A. 0.2 mol NaOH + 0.2 mol HBr will not form a buffer solution because it is a mixture of a strong base and a strong acid.
B. 0.2 mol NaCl + 0.3 mol HCl will not form a buffer solution because it is a mixture of a neutral salt and a strong acid.
C. 0.4 mol $HN{O}_2$ + 0.2 mol NaOH will form a buffer solution because it is a mixture of a weak acid and its conjugate base. 0.2 mol of NaOH will neutralize 0.2 mol of $HN{O}_2$. Hence, you will be left with 0.2 mol of $HN{O}_2$ and 0.2 mol of $NaN{O}_2$ (or, more specifically,$N{O}_2^{-}$)
The pH will be equal to the $p{K}_a$ of $HN{O}_2$.
Hence, 0.4 mol $HN{O}_2$ + 0.2 mol NaOH will form a buffer as it is a mixture of weak acid and its conjugate base.

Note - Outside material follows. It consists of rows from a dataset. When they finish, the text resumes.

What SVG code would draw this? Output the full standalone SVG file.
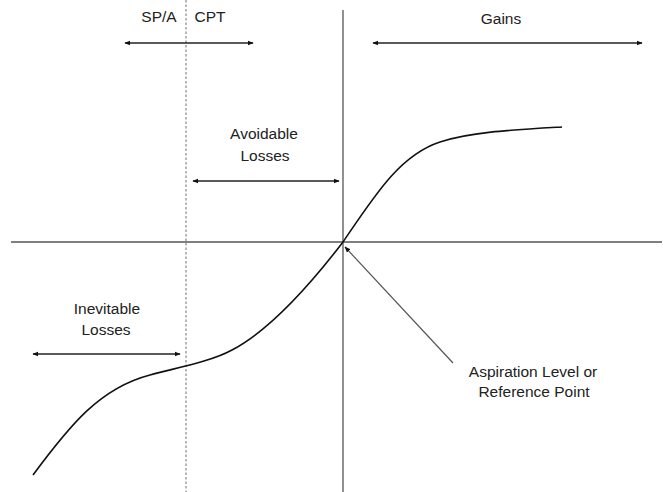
<svg xmlns="http://www.w3.org/2000/svg" width="663" height="492" viewBox="0 0 663 492">
<style>
text{font-family:"Liberation Sans",Arial,sans-serif;font-size:15.5px;fill:#222;text-anchor:middle}
.axis{stroke:#555;stroke-width:1.3;fill:none}
.dash{stroke:#888;stroke-width:1.2;stroke-dasharray:2.5 2;fill:none}
.rng{stroke:#222;stroke-width:1.3;fill:none;marker-start:url(#ah);marker-end:url(#ah)}
.curve{stroke:#111;stroke-width:1.6;fill:none}
.ptr{stroke:#555;stroke-width:1.2;fill:none;marker-end:url(#ah)}
</style>
<defs>
<marker id="ah" viewBox="0 0 10 10" refX="9" refY="5" markerWidth="6" markerHeight="6" orient="auto-start-reverse" markerUnits="userSpaceOnUse">
<path d="M0,1 L10,5 L0,9 Z" fill="#111"/>
</marker>
</defs>
<rect width="663" height="492" fill="#fff"/>
<g id="axes">
<line class="axis" x1="343" y1="10" x2="343" y2="492"/>
<line class="axis" x1="11" y1="242" x2="662" y2="242"/>
<line class="dash" x1="186" y1="0" x2="186" y2="492"/>
</g>
<g id="curve">
<path class="curve" d="M33,475 C70,425 100,388 150,375 C175,368 210,362 232,350 C270,330 310,285 343,242 C375,195 400,155 440,142 C470,132 510,130 562,127"/>
</g>
<g id="connectors">
<line class="rng" x1="125" y1="43" x2="253" y2="43"/>
<line class="rng" x1="373" y1="43" x2="642" y2="43"/>
<line class="rng" x1="193" y1="181" x2="339" y2="181"/>
<line class="rng" x1="33" y1="354" x2="180" y2="354"/>
<line class="ptr" x1="453" y1="363" x2="345" y2="247"/>
</g>
<g id="spa"><text x="159" y="22">SP/A</text></g>
<g id="cpt"><text x="210" y="22">CPT</text></g>
<g id="gains"><text x="501" y="24">Gains</text></g>
<g id="avoidable"><text x="264" y="139">Avoidable</text><text x="265" y="161">Losses</text></g>
<g id="inevitable"><text x="107" y="314">Inevitable</text><text x="106" y="335">Losses</text></g>
<g id="aspiration"><text x="533" y="377">Aspiration Level or</text><text x="534" y="397">Reference Point</text></g>
</svg>
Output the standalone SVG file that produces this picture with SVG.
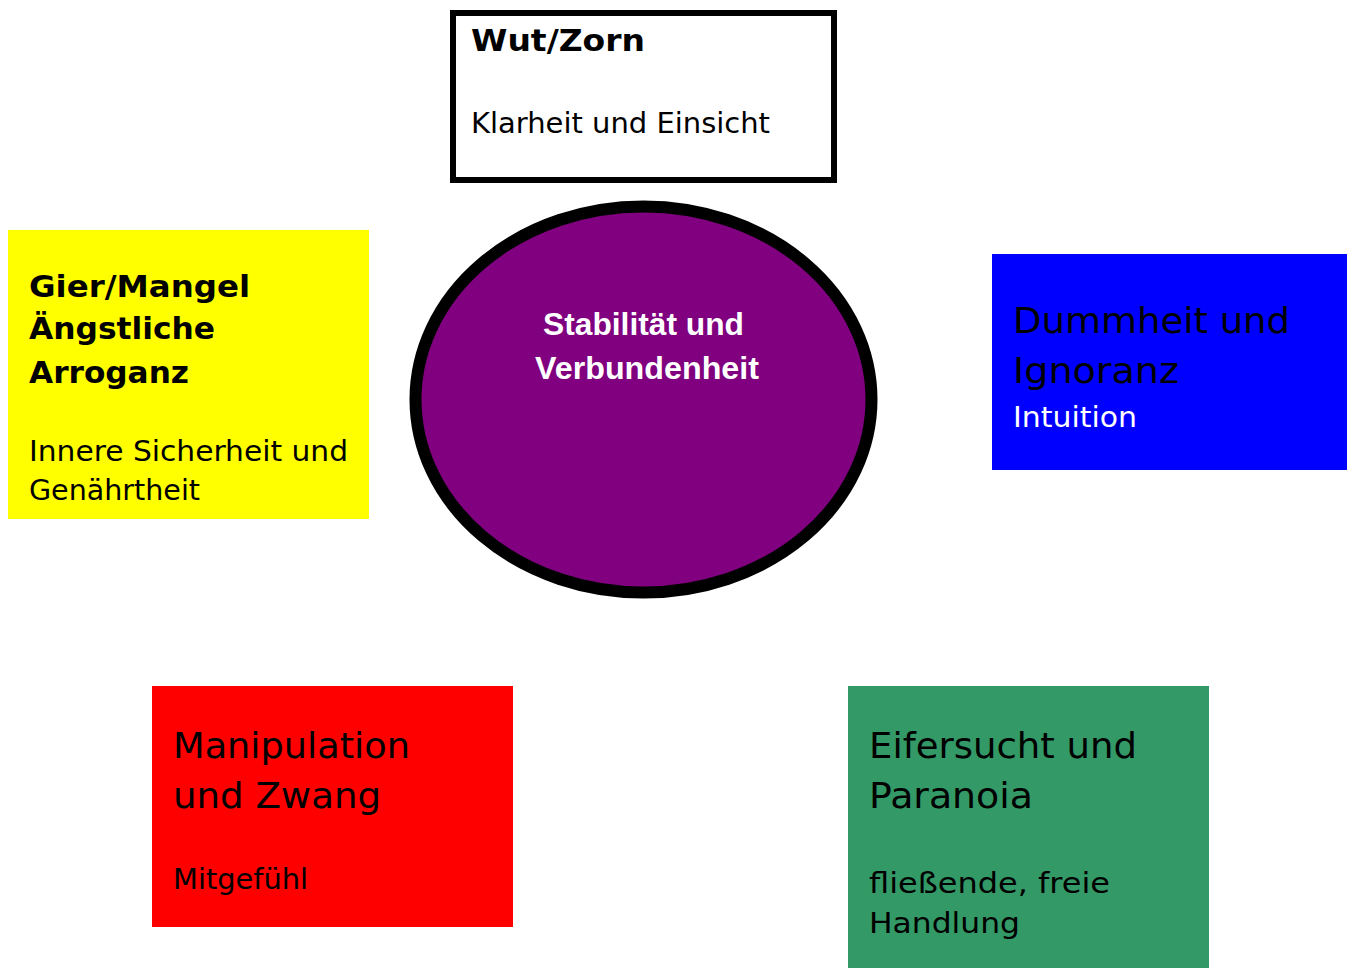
<svg xmlns="http://www.w3.org/2000/svg" width="1347" height="968" viewBox="0 0 1347 968">
<style>
.t{font-family:"DejaVu Sans","Verdana",sans-serif;fill:#000}
.b{font-weight:bold;font-size:31px}
.s{font-size:28px}
.l{font-size:36px}
.w{fill:#fff;font-size:29px}
.c{font-family:"Liberation Sans",Arial,sans-serif;font-weight:bold;font-size:31px;fill:#fff}
</style>
<rect width="1347" height="968" fill="#fff"/>
<g id="connectors"></g>
<g id="wut">
<rect x="453" y="13" width="381" height="167" fill="#fff" stroke="#000" stroke-width="6"/>
<text class="t b" x="471" y="51" textLength="174" lengthAdjust="spacingAndGlyphs">Wut/Zorn</text>
<text class="t s" x="471" y="133" textLength="299" lengthAdjust="spacingAndGlyphs">Klarheit und Einsicht</text>
</g>
<g id="gier">
<rect x="8" y="230" width="361" height="289" fill="#ff0"/>
<text class="t b" x="29" y="297" textLength="221" lengthAdjust="spacingAndGlyphs">Gier/Mangel</text>
<text class="t b" x="29" y="339" textLength="186" lengthAdjust="spacingAndGlyphs">Ängstliche</text>
<text class="t b" x="29" y="383" textLength="160" lengthAdjust="spacingAndGlyphs">Arroganz</text>
<text class="t s" x="29" y="461" textLength="319" lengthAdjust="spacingAndGlyphs">Innere Sicherheit und</text>
<text class="t s" x="29" y="500" textLength="171" lengthAdjust="spacingAndGlyphs">Genährtheit</text>
</g>
<g id="center">
<ellipse cx="643.5" cy="399.5" rx="228" ry="193" fill="#800080" stroke="#000" stroke-width="12"/>
<text class="c" x="543" y="335" textLength="201" lengthAdjust="spacingAndGlyphs">Stabilität und</text>
<text class="c" x="535" y="379" textLength="224" lengthAdjust="spacingAndGlyphs">Verbundenheit</text>
</g>
<g id="dummheit">
<rect x="992" y="254" width="355" height="216" fill="#00f"/>
<text class="t l" x="1013" y="333" textLength="277" lengthAdjust="spacingAndGlyphs">Dummheit und</text>
<text class="t l" x="1013" y="383" textLength="166" lengthAdjust="spacingAndGlyphs">Ignoranz</text>
<text class="t w" x="1013" y="427" textLength="124" lengthAdjust="spacingAndGlyphs">Intuition</text>
</g>
<g id="manipulation">
<rect x="152" y="686" width="361" height="241" fill="#f00"/>
<text class="t l" x="173" y="758" textLength="237" lengthAdjust="spacingAndGlyphs">Manipulation</text>
<text class="t l" x="173" y="808" textLength="208" lengthAdjust="spacingAndGlyphs">und Zwang</text>
<text class="t s" x="173" y="889" textLength="135" lengthAdjust="spacingAndGlyphs">Mitgefühl</text>
</g>
<g id="eifersucht">
<rect x="848" y="686" width="361" height="282" fill="#339966"/>
<text class="t l" x="869" y="758" textLength="268" lengthAdjust="spacingAndGlyphs">Eifersucht und</text>
<text class="t l" x="869" y="808" textLength="164" lengthAdjust="spacingAndGlyphs">Paranoia</text>
<text class="t s" x="869" y="893" textLength="241" lengthAdjust="spacingAndGlyphs">fließende, freie</text>
<text class="t s" x="869" y="933" textLength="151" lengthAdjust="spacingAndGlyphs">Handlung</text>
</g>
</svg>
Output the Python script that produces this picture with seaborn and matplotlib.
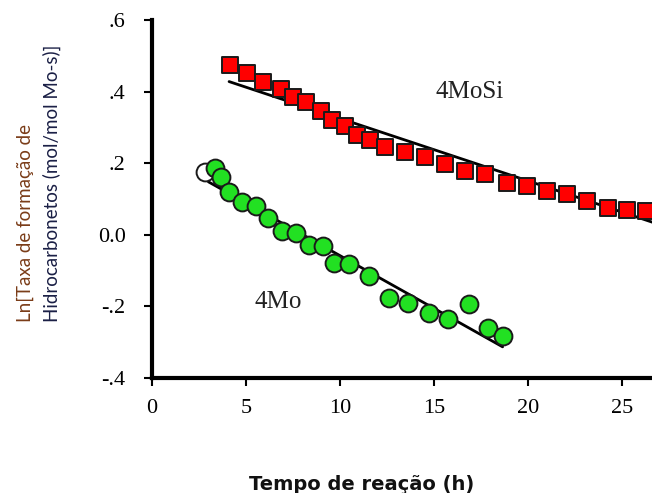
import numpy as np
import pandas as pd
import matplotlib
matplotlib.use("Agg")
import matplotlib.pyplot as plt
import seaborn as sns

# 4MoSi data (red squares)
mosi_t = [4.15, 5.07, 5.89, 6.86, 7.51, 8.19, 8.97, 9.56, 10.27, 10.92, 11.60, 12.39, 13.46,
          14.52, 15.59, 16.65, 17.71, 18.90, 19.93, 21.00, 22.06, 23.12, 24.27, 25.25, 26.30]
mosi_ln = [0.474, 0.451, 0.428, 0.407, 0.384, 0.370, 0.347, 0.321, 0.304, 0.279, 0.265, 0.246, 0.232,
           0.218, 0.197, 0.178, 0.169, 0.144, 0.135, 0.121, 0.113, 0.095, 0.075, 0.070, 0.066]

# 4Mo data (green circles); first point is an open circle
mo_open_t = [2.82]
mo_open_ln = [0.176]
mo_t = [3.35, 3.67, 4.11, 4.77, 5.53, 6.19, 6.90, 7.66, 8.37, 9.08, 9.70, 10.49, 11.56,
        12.62, 13.63, 14.75, 15.76, 16.88, 17.89, 18.69]
mo_ln = [0.186, 0.161, 0.119, 0.091, 0.081, 0.048, 0.011, 0.004, -0.028, -0.031, -0.078, -0.082, -0.114,
         -0.177, -0.191, -0.219, -0.235, -0.193, -0.261, -0.282]

# linear fits (end points)
mosi_fit_t = [4.1, 28.0]
mosi_fit_ln = [0.428, 0.011]
mo_fit_t = [3.0, 18.65]
mo_fit_ln = [0.148, -0.313]

xticks = [0, 5, 10, 15, 20, 25]
yticks = [0.6, 0.4, 0.2, 0.0, -0.2, -0.4]
ytick_labels = [".6", ".4", ".2", "0.0", "-.2", "-.4"]

sns.set_style("ticks")
serif = "Liberation Serif"

fig = plt.figure(figsize=(6.52, 4.93), dpi=100)
ax = fig.add_axes([152 / 652, 1 - 378 / 493, 1 - 152 / 652, (378 - 20) / 493])

sns.lineplot(x=mosi_fit_t, y=mosi_fit_ln, ax=ax, color="black", lw=2, zorder=2)
sns.lineplot(x=mo_fit_t, y=mo_fit_ln, ax=ax, color="black", lw=2, zorder=2)

sns.scatterplot(x=mosi_t, y=mosi_ln, ax=ax, marker="s", s=125, color="#ff0000",
                edgecolor="#1a1a1a", linewidth=1.4, zorder=3)
sns.scatterplot(x=mo_open_t, y=mo_open_ln, ax=ax, marker="o", s=165, color="white",
                edgecolor="#1a1a1a", linewidth=1.4, zorder=3)
sns.scatterplot(x=mo_t, y=mo_ln, ax=ax, marker="o", s=165, color="#22e022",
                edgecolor="#1a1a1a", linewidth=1.4, zorder=4)

ax.text(16.9, 0.40, "4MoSi", fontsize=18, family=serif, ha="center", va="center", color="#222222")
ax.text(6.7, -0.188, "4Mo", fontsize=18, family=serif, ha="center", va="center", color="#222222")

ax.set_xlim(0, (652 - 152) / 18.8)
ax.set_ylim(-0.4, 0.6)
ax.set_xticks(xticks)
ax.set_xticklabels([str(t) for t in xticks], family=serif, fontsize=16)
ax.set_yticks(yticks)
ax.set_yticklabels(ytick_labels, family=serif, fontsize=16)
ax.tick_params(axis="both", direction="out", length=6, width=1.5, colors="black")
ax.tick_params(axis="x", pad=9)
ax.tick_params(axis="y", pad=13)

sns.despine(ax=ax, top=True, right=True)
for side in ["left", "bottom"]:
    ax.spines[side].set_linewidth(3)
    ax.spines[side].set_color("black")

fig.text(362 / 652, 1 - 484 / 493, "Tempo de reação (h)", fontsize=14, fontweight="bold",
         family="DejaVu Sans", ha="center", va="center", color="#111111")

fig.text(25 / 652, 1 - 322 / 493, "Ln[Taxa de formação de", rotation=90, fontsize=13.5,
         family="Lato", ha="center", va="bottom", color="#7a3c18")
fig.text(52 / 652, 1 - 322 / 493, "Hidrocarbonetos (mol/mol Mo-s)]", rotation=90, fontsize=13.5,
         family="Lato", ha="center", va="bottom", color="#1a1f45")

fig.savefig("out.png", dpi=100)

D. 0.5 mol $N{H}_3$ + 0.5 mol HCl would have formed a buffer if you had added less HCl; however, you are adding so much HCl that it completely protonated $N{H}_3$ to $N{H}_4^{+}$ .Hence, you will be left with 0.5 mol of $N{H}_4^{+}$ and 0.5 mol of $C{l}^{-}$.

Hence, option C is the correct answer.

Note: You should have basic knowledge about strong acid, strong base and weak acid, weak base and also conjugates of acid and base.
You should remember $p{K}_a=-[\log K_a]$ and $p{K}_b=-[\log K_b]$
Conjugate pairs of acid and base differ only by one proton.